He stared at me, obviously trying a.) not to completely crack up and b.) to figure out how to guide this conversation.

"Well," he starts after a fairly long pause, "has she had a ... stool... apocalypse... before today?"

It took every fiber of my being not to laugh out loud.

And then, there was today.

If you don't know me in person, or don't know me well, I should tell you, I have a Temper. One close friend who has known me for most of my life calls it "Celtic Warrior Banshee Woman" mode. Another says I throw "word grenades" that explode all around me. Whatever your metaphor, when I get angry (legitimately angry, not just irritated or ticked off), it's usually forceful and loud.

For reasons that don't need to be detailed here, I had just finished losing my Temper. In a BIG way. Having reached a total impasse between myself and the wall I had been screaming at, I took a deep breath and went into the nursery to calm the crying Kaylee. I pick her up and she immediately silences. I am soothed. There is nothing like holding your baby to bring you back in touch with the Light Side of the Force. I stroke her little head and say, "Oh, baby, what is all this fuss?" in perfect mommy baby talk.

And she blows out her diaper.

There's nothing like the messy things in life to bring it all into perspective, is there?

You get no recipe tonight because, well, eww. That's just not appropriate. Enjoy your night, though!


Thursday, February 25, 2010

Score One for the Good Guys


Last night, Kaylee spent her first night in the nursery! This is a momentous occasion.

You see, we had Andrea over for dinner last night. We'd already given Kaylee her bath (which is beginning to be less traumatic for all involved, by the way) and a bottle, and we had her in the swing next to the dinner table so she could hear our voices and not feel exiled and therefore scream. Well, she has a bit of a bad habit of getting very tired (read: fussy) while we're eating, so Sze put her in her crib to sleep for a bit, because it was closest to the dining room.
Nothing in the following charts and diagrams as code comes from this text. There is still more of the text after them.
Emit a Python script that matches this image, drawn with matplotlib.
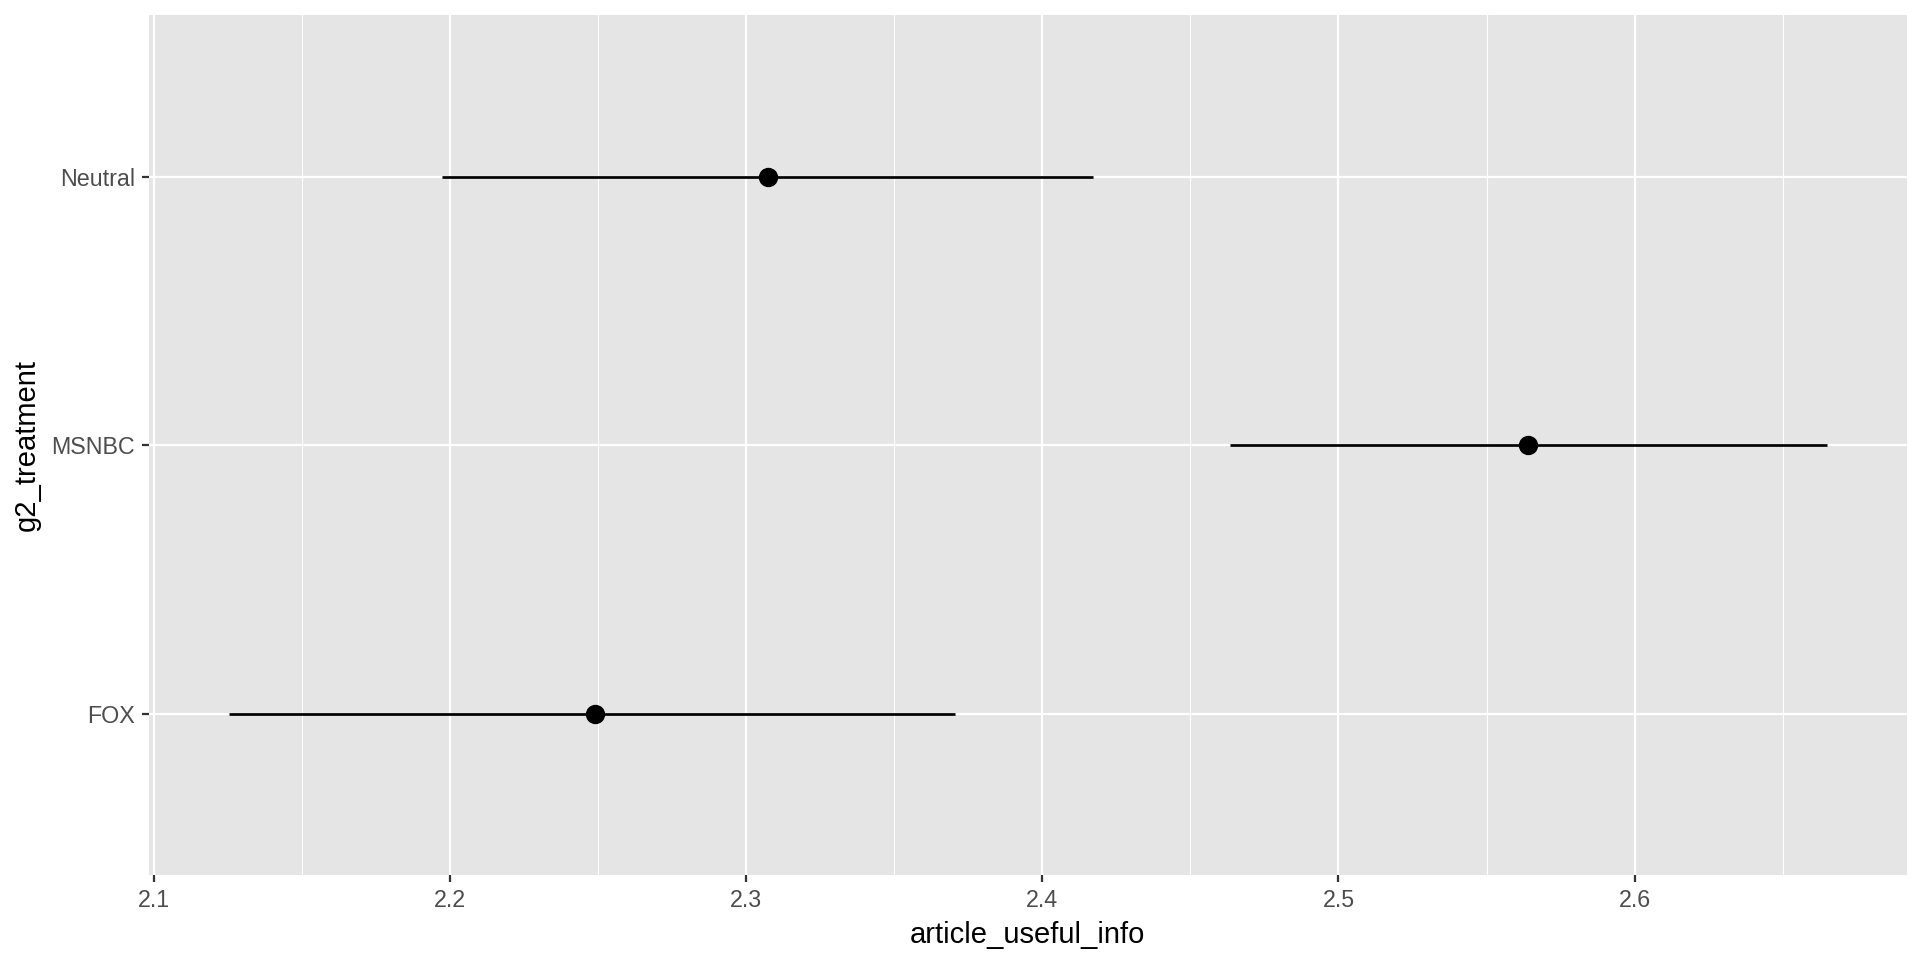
import numpy as np
import matplotlib.pyplot as plt
from matplotlib.ticker import MultipleLocator

# estimated means and interval ends for article_useful_info by treatment
groups = ['FOX', 'MSNBC', 'Neutral']
means = [2.2488, 2.5640, 2.3072]
lower = [2.1252, 2.4634, 2.1972]
upper = [2.3705, 2.6649, 2.4172]

plt.rcParams['font.family'] = ['Liberation Sans', 'DejaVu Sans']

fig = plt.figure(figsize=(12.8, 6.4), dpi=150)
ax = fig.add_axes([0.0776, 0.0885, 0.9154, 0.8955])
ax.set_facecolor('#E5E5E5')

ypos = np.arange(1, len(groups) + 1)
ax.hlines(ypos, lower, upper, color='black', linewidth=1.3, zorder=3)
ax.plot(means, ypos, 'o', color='black', markersize=8.3, zorder=4)

# ggplot-style expansion
lo, hi = min(lower), max(upper)
pad = (hi - lo) * 0.05
ax.set_xlim(lo - pad, hi + pad)
ax.set_ylim(0.4, len(groups) + 0.6)

ax.xaxis.set_major_locator(MultipleLocator(0.1))
ax.xaxis.set_minor_locator(MultipleLocator(0.05))
ax.set_yticks(ypos)
ax.set_yticklabels(groups)

ax.grid(which='major', color='white', linewidth=1.07, zorder=0)
ax.grid(which='minor', axis='x', color='white', linewidth=0.53, zorder=0)
ax.set_axisbelow(True)
for s in ax.spines.values():
    s.set_visible(False)

ax.tick_params(which='major', length=3.3, width=1.07, color='#333333',
               labelcolor='#4D4D4D', labelsize=11.2, pad=3.5)
ax.tick_params(which='minor', length=0)

ax.set_xlabel('article_useful_info', fontsize=14, color='black', labelpad=4)
ax.set_ylabel('g2_treatment', fontsize=14, color='black', labelpad=5)

plt.savefig('out.png', dpi=150)
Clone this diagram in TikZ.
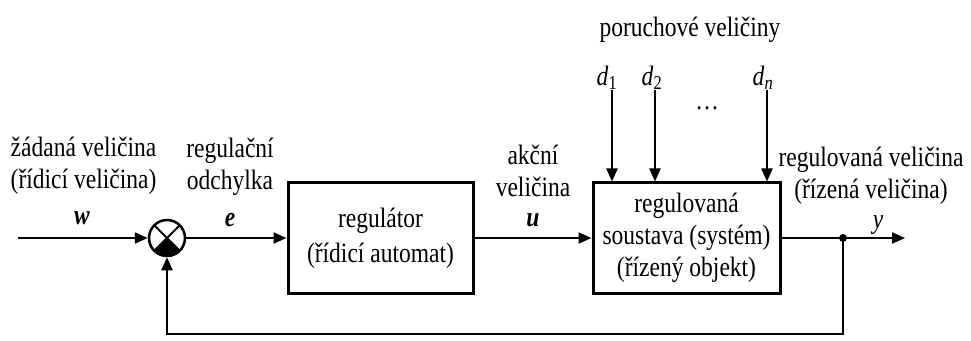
\documentclass[tikz,border=0pt]{standalone}
\usepackage{fontspec}
\setmainfont{Liberation Serif}[FakeStretch=0.84]
\usetikzlibrary{arrows.meta}
\begin{document}
\begin{tikzpicture}[x=1pt,y=1pt,
  every node/.style={font=\fontsize{28}{32}\selectfont},
  sig/.style={line width=2.2pt,-{Triangle[length=13pt,width=11pt]}},
  block/.style={draw,line width=3pt,minimum width=185pt,minimum height=110pt,align=center,inner sep=0pt},
  lbl/.style={inner sep=0pt,align=center},
  sumnode/.style={circle,draw,line width=2.5pt,minimum size=36pt,inner sep=0pt,
    path picture={
      \fill (path picture bounding box.center) -- (path picture bounding box.south west)
        -- (path picture bounding box.south east) -- cycle;
      \draw[line width=2pt] (path picture bounding box.south west) -- (path picture bounding box.north east)
        (path picture bounding box.north west) -- (path picture bounding box.south east);
    }},
  dot/.style={circle,fill,inner sep=0pt,minimum size=8pt},
]
\useasboundingbox (0,0) rectangle (971,340);

% blocks
\node[sumnode] (sum) at (167,102) {};
\node[block] (reg) at (380.5,102) {regulátor\\[3pt](řídicí automat)};
\node[block,minimum width=187pt] (plant) at (686.5,102) {regulovaná\\soustava (systém)\\(řízený objekt)};
\node[dot] (jn) at (843,102) {};

% free ends
\coordinate (in) at (18,102);
\coordinate (out) at (905,102);
\coordinate (fbr) at (843,6);
\coordinate (fbl) at (167,6);
\coordinate (d1s) at (612,250);
\coordinate (d2s) at (655,250);
\coordinate (dns) at (767,250);

% signal flow
\draw[sig] (in) -- (sum.west);
\draw[sig] (sum.east) -- (reg.west);
\draw[sig] (reg.east) -- (plant.west);
\draw[sig] (plant.east) -- (out);
\draw[sig] (jn.center) -- (fbr) -- (fbl) -- (sum.south);
\draw[sig] (d1s) -- (d1s |- plant.north);
\draw[sig] (d2s) -- (d2s |- plant.north);
\draw[sig] (dns) -- (dns |- plant.north);

% labels
\node[lbl] (wtxt) at (83.5,174) {žádaná veličina\\(řídicí veličina)};
\node[lbl] (w) at (82,122) {\textbf{\textit{w}}};
\node[lbl] (etxt) at (230,173) {regulační\\odchylka};
\node[lbl] (e) at (230,120) {\textbf{\textit{e}}};
\node[lbl] (utxt) at (533,169) {akční\\veličina};
\node[lbl] (u) at (533,120) {\textbf{\textit{u}}};
\node[lbl] (dtxt) at (690,310) {poruchové veličiny};
\node[lbl] (d1) at (607,262) {\textit{d}\textsubscript{1}};
\node[lbl] (d2) at (652,262) {\textit{d}\textsubscript{2}};
\node[lbl] (dn) at (763,262) {\textit{d}\textsubscript{\textit{n}}};
\node[lbl] (dots) at (707,232) {\dots};
\node[lbl] (ytxt) at (871,164) {regulovaná veličina\\(řízená veličina)};
\node[lbl] (y) at (878,115) {\textit{y}};
\end{tikzpicture}
\end{document}
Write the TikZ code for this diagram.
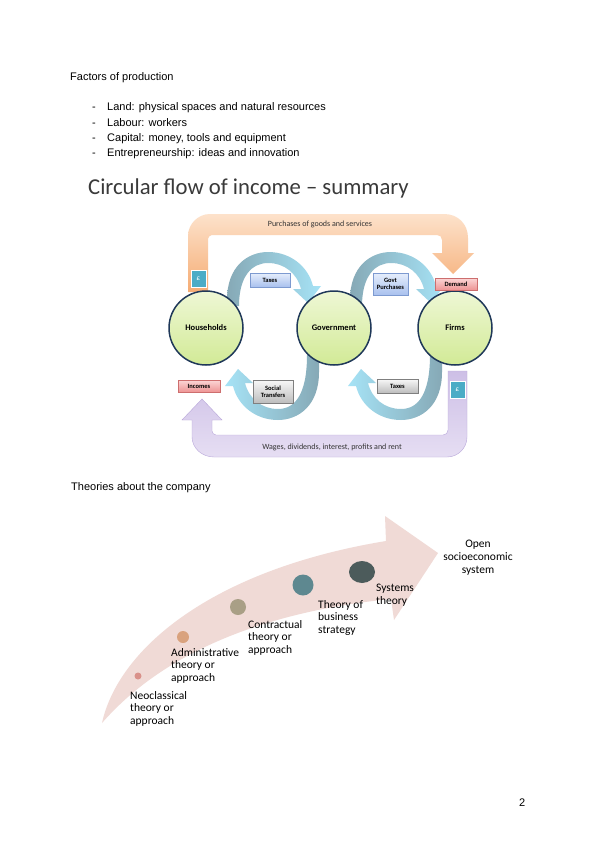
\documentclass[tikz,border=0pt]{standalone}
\usepackage{fontspec}
\setmainfont{Liberation Sans}
\newfontfamily\carl{Carlito}
\usetikzlibrary{shapes.geometric}
\definecolor{navy}{HTML}{1F3859}
\definecolor{circtop}{HTML}{EEF7D5}
\definecolor{circbot}{HTML}{D2EA96}
\definecolor{orangetop}{HTML}{FDE2CB}
\definecolor{orangebot}{HTML}{F5AC74}
\definecolor{purpletop}{HTML}{CDBFE6}
\definecolor{purplebot}{HTML}{E6DEF3}
\definecolor{purpleline}{HTML}{B9A8DA}
\definecolor{arcgray}{HTML}{86A9B6}
\definecolor{arccyan}{HTML}{A6E3F6}
\definecolor{bluetop}{HTML}{E6EEFC}
\definecolor{bluebot}{HTML}{A9C1EE}
\definecolor{blueline}{HTML}{7D9AD0}
\definecolor{pinktop}{HTML}{FBD6D6}
\definecolor{pinkbot}{HTML}{EE9494}
\definecolor{pinkline}{HTML}{CD6E6E}
\definecolor{graytop}{HTML}{F8F8F8}
\definecolor{graybot}{HTML}{BDBDBD}
\definecolor{grayline}{HTML}{7F7F7F}
\definecolor{poundteal}{HTML}{4BACC6}
\definecolor{risearrow}{HTML}{F0DAD6}
\definecolor{dotA}{HTML}{D9918A}
\definecolor{dotB}{HTML}{D9A27E}
\definecolor{dotC}{HTML}{A99F86}
\definecolor{dotD}{HTML}{5E8890}
\definecolor{dotE}{HTML}{4C5B5B}
\definecolor{titlegray}{HTML}{3A3A3A}
\definecolor{labeltext}{HTML}{333333}
\tikzset{
  flowarcup/.pic={\shade[left color=arcgray, right color=arccyan] (227,306) -- (227,300) .. controls (227,266) and (248,252) .. (268,252) .. controls (290,252) and (308,266) .. (313,286) -- (321,286) -- (308,303) -- (293,289) -- (301,289) .. controls (297,273) and (284,263) .. (268,263) .. controls (252,263) and (239,276) .. (239,306) -- cycle;},
  flowarcdown/.pic={\shade[left color=arccyan, right color=arcgray] (319,355) -- (319,372) .. controls (319,406) and (298,420) .. (278,420) .. controls (256,420) and (238,406) .. (233,386) -- (225,386) -- (238,369) -- (253,383) -- (245,383) .. controls (249,399) and (262,409) .. (278,409) .. controls (294,409) and (307,396) .. (307,355) -- cycle;}
}
\begin{document}
\begin{tikzpicture}[x=1pt,y=-1pt,
  doc/.style={font=\fontsize{11}{13}\selectfont, anchor=base west, inner sep=0},
  econ/.style={circle, minimum size=74, inner sep=0, draw=navy, line width=1.5, top color=circtop, bottom color=circbot, font=\carl\bfseries\fontsize{8.5}{10}\selectfont},
  flowtag/.style={line width=0.5, inner sep=0, align=center, font=\carl\bfseries\fontsize{6.5}{7.5}\selectfont},
  bluetag/.style={flowtag, top color=bluetop, bottom color=bluebot, draw=blueline},
  pinktag/.style={flowtag, top color=pinktop, bottom color=pinkbot, draw=pinkline},
  graytag/.style={flowtag, top color=graytop, bottom color=graybot, draw=grayline},
  pound/.style={fill=poundteal, draw=white, line width=0.8, text=white, inner sep=0, minimum width=15, minimum height=17, font=\carl\fontsize{7}{8}\selectfont},
  flowlabel/.style={font=\carl\fontsize{8}{9}\selectfont, text=labeltext, inner sep=0},
  theory/.style={font=\carl\fontsize{11.5}{12.8}\selectfont, align=left, anchor=north west, inner sep=0},
  dot/.style={ellipse, inner sep=0}
]
\fill[white] (0,0) rectangle (600,848);
\useasboundingbox (0,0) rectangle (600,848);

% text block
\node[doc] (fac) at (70,81) {Factors of production};
\node[doc] (b1) at (92,111) {-};
\node[doc] (t1) at (107,111) {Land: physical spaces and natural resources};
\node[doc] (b2) at (92,126) {-};
\node[doc] (t2) at (107,126) {Labour: workers};
\node[doc] (b3) at (92,141) {-};
\node[doc] (t3) at (107,141) {Capital: money, tools and equipment};
\node[doc] (b4) at (92,156) {-};
\node[doc] (t4) at (107,156) {Entrepreneurship: ideas and innovation};

\node[anchor=base west, inner sep=0, font=\carl\fontsize{22.7}{26}\selectfont, text=titlegray] (title) at (88,194) {Circular flow of income – summary};

% orange arrow (purchases)
\shade[top color=orangetop, bottom color=orangebot] (188,292) -- (188,236) .. controls (188,224) and (198,214) .. (210,214) -- (444,214) .. controls (458,214) and (468,224) .. (468,238) -- (468,253) -- (474,253) -- (453,274) -- (432,253) -- (442,253) -- (442,240) .. controls (442,237) and (440,235) .. (437,235) -- (212,235) .. controls (210,235) and (208,237) .. (208,239) -- (208,292) -- cycle;
\node[flowlabel] (purch) at (320,224) {Purchases of goods and services};

% purple arrow (wages)
\shade[top color=purpletop, bottom color=purplebot, draw=purpleline, line width=0.4] (448,371) -- (467,371) -- (467,437) .. controls (467,448) and (458,457) .. (447,457) -- (214,457) .. controls (202,457) and (192,448) .. (192,437) -- (192,420) -- (182,420) -- (202,399) -- (222,420) -- (212,420) -- (212,431) .. controls (212,433) and (214,435) .. (216,435) -- (443,435) .. controls (446,435) and (448,433) .. (448,430) -- cycle;
\node[flowlabel] (wages) at (332,447) {Wages, dividends, interest, profits and rent};

% curved arrows
\pic {flowarcup};
\begin{scope}[shift={(123,0)}]
  \pic {flowarcup};
\end{scope}
\pic {flowarcdown};
\begin{scope}[shift={(123,0)}]
  \pic {flowarcdown};
\end{scope}

% circles
\node[econ] (hh) at (206,328) {Households};
\node[econ] (gov) at (334,328) {Government};
\node[econ] (firms) at (455,328) {Firms};

% tags
\node[bluetag, minimum width=40, minimum height=14] (taxtop) at (270,280) {Taxes};
\node[bluetag, minimum width=35, minimum height=22] (govp) at (390.5,284) {Govt\\Purchases};
\node[pinktag, minimum width=42, minimum height=12] (demand) at (456,284) {Demand};
\node[pinktag, minimum width=42, minimum height=12] (incomes) at (199,386) {Incomes};
\node[graytag, minimum width=40, minimum height=23] (social) at (273,391.5) {Social\\Transfers};
\node[graytag, minimum width=41, minimum height=14] (taxbot) at (397.5,386) {Taxes};
\node[pound] (poundL) at (198.5,278.5) {£};
\node[pound] (poundR) at (457.5,390) {£};

% theories
\node[doc] (theo) at (71,490) {Theories about the company};
\begin{scope}
\clip (0,460) rectangle (600,728);
\fill[risearrow] (102,723) .. controls (118,650) and (210,570) .. (386,541) -- (385,516) -- (438,553) -- (394,620) -- (391,599) .. controls (280,610) and (170,645) .. (102,723) -- cycle;
\node[dot, fill=dotA, minimum width=7, minimum height=7] (d1) at (138,676) {};
\node[dot, fill=dotB, minimum width=12, minimum height=12] (d2) at (183,637) {};
\node[dot, fill=dotC, minimum width=16, minimum height=16] (d3) at (238,607) {};
\node[dot, fill=dotD, minimum width=21, minimum height=21] (d4) at (303,585) {};
\node[dot, fill=dotE, minimum width=26, minimum height=22] (d5) at (362,572) {};
\node[theory] (neo) at (130,691) {Neoclassical\\theory or\\approach};
\node[theory] (adm) at (171,648) {Administrative\\theory or\\approach};
\node[theory] (con) at (248,620) {Contractual\\theory or\\approach};
\node[theory] (bus) at (318,600) {Theory of\\business\\strategy};
\node[theory] (sys) at (376,584) {Systems\\theory};
\node[theory, anchor=north, align=center] (open) at (478,540) {Open\\socioeconomic\\system};
\end{scope}

\node[doc] (page) at (519,806) {2};
\end{tikzpicture}
\end{document}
"Do we want to let her sleep in her crib tonight?" I asked.

We paused, considering the options. On the plus side, if she sleeps in the nursery, that means we can remove the dratted co-sleeper that is strapped to the side of our bed, mandating feats of acrobatics every time either one of us wants to get up, which, with an infant, is often. We can use the beautiful furniture that her grandparents bought her. We can reclaim our room!

"We can. Let's do that."

On the downside...

"Wait. What if she chokes? She's choked today." I say

"She won't choke." Sze replies.

"What if I don't wake up?"

"You always wake up. You're a light sleeper." He says

"I didn't wake up last night. What if it's important? What if we can't hear her?"

"We have a monitor for a 1200 square foot apartment. We'll hear her. She's only 40 feet away, honey."

"She's more than 40 feet away! I don't know if I can do this. What if she scoots under the blanket again?" I'm pretty worked up at this point.

"If she scoots under the blanket again, she'll cry again, like she always does. Relax. She'll be fine."

"But what if she's not???"

And so on. Despite my neurosis, we hooked up the monitor, moved the bottle warmer into her room, and let her sleep. By the time we went to bed, my spine was made out of a 2 x 4. Every peep on the monitor had me flying down the hall. I don't think I could have relaxed if you'd pumped me full of valium. What if? What if? What if? Somehow, I finally drifted off to sleep.

Because she's still in a growth spurt, we've gone back to the scheduled bottles, so when the alarm went off at midnight, Sze crawled out of bed and fed her. Everything was fine. At three, I wobbled down the hall for my turn. Everything was fine. At six, Sze got up to start his day.

"Where's the baby?" I murmured, 3/4 of the way asleep.

"She's in her crib, remember?"

"Still? Oh."

And so went the first night of Kaylee in her crib. Hopefully we'll be able to actually move her in there permanently, but we'll see how tonight goes. This is good, though! Hurray progress.

Speaking of progress, it looks like spring is FINALLY starting to show its face, so I think a trip the the park is in order for today. Kaylee is blowing bubbles and making toothless baby grins in my lap, so I guess she's in favor of that plan.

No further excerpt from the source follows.